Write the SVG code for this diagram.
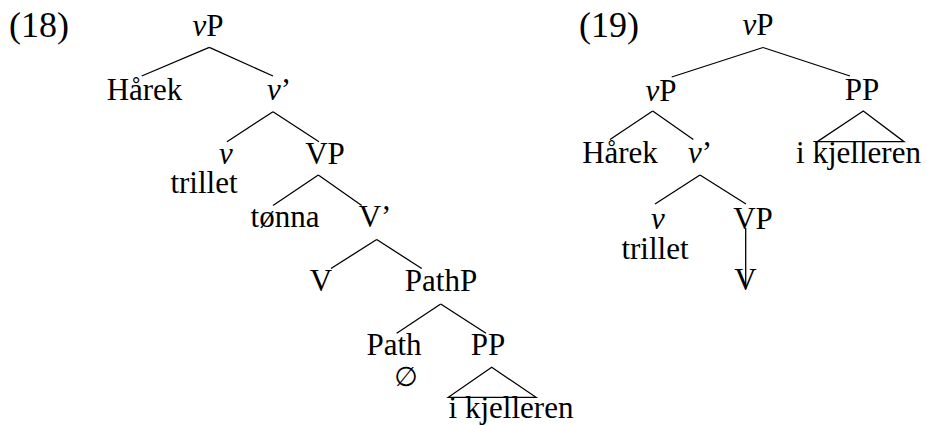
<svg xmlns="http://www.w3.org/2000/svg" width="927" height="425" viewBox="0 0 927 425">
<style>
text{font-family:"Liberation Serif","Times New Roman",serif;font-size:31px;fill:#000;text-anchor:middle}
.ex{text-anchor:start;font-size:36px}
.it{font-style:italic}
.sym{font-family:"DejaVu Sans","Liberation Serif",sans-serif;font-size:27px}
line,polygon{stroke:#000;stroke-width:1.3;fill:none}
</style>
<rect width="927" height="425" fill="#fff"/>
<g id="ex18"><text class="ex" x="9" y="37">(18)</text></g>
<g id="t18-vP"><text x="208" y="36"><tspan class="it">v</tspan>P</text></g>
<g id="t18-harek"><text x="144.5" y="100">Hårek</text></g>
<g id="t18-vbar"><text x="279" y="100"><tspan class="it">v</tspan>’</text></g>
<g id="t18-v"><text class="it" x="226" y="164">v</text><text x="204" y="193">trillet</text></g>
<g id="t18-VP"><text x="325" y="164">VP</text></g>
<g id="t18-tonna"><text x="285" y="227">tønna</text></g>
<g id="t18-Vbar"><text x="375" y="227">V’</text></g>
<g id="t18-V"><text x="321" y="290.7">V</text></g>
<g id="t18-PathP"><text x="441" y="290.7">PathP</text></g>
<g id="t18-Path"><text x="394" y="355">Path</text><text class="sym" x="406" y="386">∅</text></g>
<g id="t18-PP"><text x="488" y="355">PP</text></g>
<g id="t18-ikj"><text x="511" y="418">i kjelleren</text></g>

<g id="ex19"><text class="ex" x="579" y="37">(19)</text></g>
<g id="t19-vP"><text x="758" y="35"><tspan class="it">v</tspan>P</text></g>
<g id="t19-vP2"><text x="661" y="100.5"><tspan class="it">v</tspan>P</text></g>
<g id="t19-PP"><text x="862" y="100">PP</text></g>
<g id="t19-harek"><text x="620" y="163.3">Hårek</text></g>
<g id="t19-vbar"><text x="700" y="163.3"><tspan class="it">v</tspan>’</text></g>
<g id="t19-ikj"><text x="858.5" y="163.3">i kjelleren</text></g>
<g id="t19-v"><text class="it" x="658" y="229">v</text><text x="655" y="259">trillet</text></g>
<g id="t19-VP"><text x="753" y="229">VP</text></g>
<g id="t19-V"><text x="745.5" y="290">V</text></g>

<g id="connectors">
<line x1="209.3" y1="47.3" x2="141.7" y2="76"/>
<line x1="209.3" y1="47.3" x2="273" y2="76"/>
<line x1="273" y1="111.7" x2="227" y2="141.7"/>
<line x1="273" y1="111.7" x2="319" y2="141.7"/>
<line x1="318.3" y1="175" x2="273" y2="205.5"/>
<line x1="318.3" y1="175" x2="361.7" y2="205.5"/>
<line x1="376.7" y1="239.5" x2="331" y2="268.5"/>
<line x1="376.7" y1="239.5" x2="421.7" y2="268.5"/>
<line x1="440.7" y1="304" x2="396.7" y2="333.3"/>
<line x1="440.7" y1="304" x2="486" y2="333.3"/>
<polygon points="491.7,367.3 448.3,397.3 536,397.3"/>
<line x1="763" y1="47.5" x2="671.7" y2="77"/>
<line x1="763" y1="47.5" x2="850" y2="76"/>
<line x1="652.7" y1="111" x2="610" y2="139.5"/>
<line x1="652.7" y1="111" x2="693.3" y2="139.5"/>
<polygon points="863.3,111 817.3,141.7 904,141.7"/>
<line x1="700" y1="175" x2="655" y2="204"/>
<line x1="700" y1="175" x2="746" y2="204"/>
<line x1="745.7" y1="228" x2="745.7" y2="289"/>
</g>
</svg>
────────
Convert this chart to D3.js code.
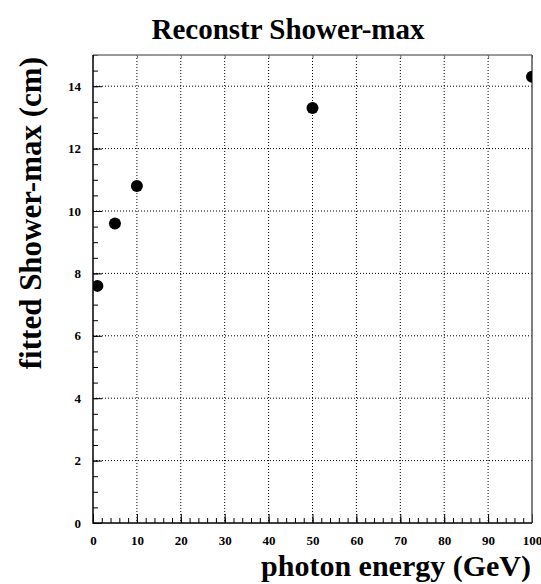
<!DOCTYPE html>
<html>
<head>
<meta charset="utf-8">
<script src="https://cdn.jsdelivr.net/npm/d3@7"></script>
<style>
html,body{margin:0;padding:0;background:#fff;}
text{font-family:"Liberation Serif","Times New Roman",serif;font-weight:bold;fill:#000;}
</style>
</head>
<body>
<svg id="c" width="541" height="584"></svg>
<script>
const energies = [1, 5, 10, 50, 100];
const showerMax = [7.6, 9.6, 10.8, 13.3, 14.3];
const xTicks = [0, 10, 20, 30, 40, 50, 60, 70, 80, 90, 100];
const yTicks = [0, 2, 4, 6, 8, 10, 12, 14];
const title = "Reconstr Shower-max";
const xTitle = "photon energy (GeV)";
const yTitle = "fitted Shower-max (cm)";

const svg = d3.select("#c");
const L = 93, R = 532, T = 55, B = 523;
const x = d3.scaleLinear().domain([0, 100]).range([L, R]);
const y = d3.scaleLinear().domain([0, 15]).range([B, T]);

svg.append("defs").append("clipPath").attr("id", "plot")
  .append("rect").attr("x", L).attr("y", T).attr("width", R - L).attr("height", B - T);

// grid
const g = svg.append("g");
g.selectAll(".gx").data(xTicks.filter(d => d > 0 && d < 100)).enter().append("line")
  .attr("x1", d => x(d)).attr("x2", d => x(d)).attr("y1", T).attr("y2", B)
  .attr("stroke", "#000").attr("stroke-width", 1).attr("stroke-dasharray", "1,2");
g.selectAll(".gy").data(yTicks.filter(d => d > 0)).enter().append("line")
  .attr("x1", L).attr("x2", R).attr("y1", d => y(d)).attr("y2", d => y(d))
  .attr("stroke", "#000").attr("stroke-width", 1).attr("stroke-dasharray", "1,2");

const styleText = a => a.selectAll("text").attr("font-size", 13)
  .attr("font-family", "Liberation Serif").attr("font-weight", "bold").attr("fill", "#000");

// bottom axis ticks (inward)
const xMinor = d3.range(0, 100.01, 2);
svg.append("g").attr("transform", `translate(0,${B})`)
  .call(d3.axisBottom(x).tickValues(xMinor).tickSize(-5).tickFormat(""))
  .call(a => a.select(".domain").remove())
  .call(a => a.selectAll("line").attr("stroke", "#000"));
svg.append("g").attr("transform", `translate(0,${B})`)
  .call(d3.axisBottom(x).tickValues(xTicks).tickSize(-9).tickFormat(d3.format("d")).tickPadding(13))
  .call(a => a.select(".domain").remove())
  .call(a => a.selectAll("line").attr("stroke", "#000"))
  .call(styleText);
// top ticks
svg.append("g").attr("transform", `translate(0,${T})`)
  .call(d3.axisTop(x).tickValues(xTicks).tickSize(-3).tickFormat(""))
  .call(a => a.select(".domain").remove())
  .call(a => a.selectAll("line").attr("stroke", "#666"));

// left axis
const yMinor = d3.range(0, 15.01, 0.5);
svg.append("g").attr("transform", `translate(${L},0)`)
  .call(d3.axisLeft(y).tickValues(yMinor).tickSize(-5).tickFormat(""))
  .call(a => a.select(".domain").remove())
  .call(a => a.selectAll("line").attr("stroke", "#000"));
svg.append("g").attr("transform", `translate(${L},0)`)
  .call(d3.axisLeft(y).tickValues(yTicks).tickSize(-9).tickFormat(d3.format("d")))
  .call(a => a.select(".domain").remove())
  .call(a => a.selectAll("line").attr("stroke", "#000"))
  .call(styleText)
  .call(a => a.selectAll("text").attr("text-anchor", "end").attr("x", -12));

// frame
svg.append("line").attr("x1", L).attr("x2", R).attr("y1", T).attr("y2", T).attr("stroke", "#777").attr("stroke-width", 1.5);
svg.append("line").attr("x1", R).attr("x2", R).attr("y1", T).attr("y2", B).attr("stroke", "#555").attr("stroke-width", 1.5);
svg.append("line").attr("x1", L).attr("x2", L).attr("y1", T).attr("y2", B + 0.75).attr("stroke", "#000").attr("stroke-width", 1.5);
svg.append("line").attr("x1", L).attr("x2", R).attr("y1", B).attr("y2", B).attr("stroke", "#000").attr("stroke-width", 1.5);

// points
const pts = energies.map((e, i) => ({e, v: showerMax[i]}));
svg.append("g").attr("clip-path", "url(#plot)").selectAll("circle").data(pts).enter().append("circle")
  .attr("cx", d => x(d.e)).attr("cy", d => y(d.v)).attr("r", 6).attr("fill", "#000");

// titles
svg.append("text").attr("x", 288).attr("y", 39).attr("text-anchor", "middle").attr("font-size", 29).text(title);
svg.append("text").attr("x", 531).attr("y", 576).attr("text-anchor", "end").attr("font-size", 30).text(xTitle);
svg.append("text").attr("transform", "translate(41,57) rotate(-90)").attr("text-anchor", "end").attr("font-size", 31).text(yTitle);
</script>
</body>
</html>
────────
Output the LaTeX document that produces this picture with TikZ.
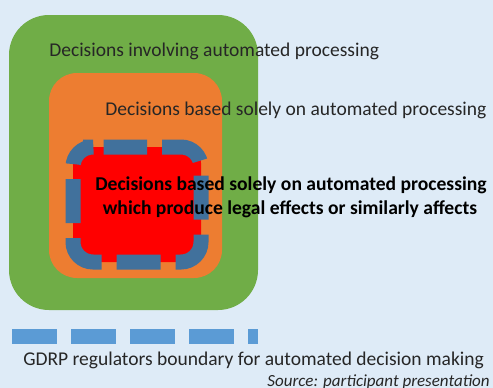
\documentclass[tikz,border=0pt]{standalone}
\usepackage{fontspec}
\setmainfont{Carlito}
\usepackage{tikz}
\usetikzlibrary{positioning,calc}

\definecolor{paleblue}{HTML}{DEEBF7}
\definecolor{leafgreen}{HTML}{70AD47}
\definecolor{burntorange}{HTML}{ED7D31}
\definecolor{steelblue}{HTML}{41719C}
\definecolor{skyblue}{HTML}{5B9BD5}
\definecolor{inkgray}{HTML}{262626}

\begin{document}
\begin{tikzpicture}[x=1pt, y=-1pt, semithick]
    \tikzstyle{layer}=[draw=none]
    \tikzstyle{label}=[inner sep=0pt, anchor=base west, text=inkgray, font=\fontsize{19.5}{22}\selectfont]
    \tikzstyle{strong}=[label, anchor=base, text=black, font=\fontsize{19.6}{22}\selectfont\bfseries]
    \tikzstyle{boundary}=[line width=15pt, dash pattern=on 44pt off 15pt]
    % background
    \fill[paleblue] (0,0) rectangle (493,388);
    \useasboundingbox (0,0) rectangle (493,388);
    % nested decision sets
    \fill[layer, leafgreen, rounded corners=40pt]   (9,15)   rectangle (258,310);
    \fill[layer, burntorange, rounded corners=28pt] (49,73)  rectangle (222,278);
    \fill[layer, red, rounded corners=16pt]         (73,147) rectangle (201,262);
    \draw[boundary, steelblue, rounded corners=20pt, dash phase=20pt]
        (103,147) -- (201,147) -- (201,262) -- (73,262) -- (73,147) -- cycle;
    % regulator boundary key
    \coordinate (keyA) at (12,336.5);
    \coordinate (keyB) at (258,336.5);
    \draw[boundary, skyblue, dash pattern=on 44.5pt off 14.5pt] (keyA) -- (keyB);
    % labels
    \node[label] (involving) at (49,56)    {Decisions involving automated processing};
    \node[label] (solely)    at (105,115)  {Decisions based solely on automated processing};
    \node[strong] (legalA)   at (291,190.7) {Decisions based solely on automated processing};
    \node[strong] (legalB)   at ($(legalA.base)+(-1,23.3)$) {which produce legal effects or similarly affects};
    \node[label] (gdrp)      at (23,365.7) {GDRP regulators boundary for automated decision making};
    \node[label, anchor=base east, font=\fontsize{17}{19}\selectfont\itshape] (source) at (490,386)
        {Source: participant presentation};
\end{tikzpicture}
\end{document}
────────
• [Exercise aim] Note how many lines of the material contain the string "code". Then report that number by itself.

• [Response to this exercise] 2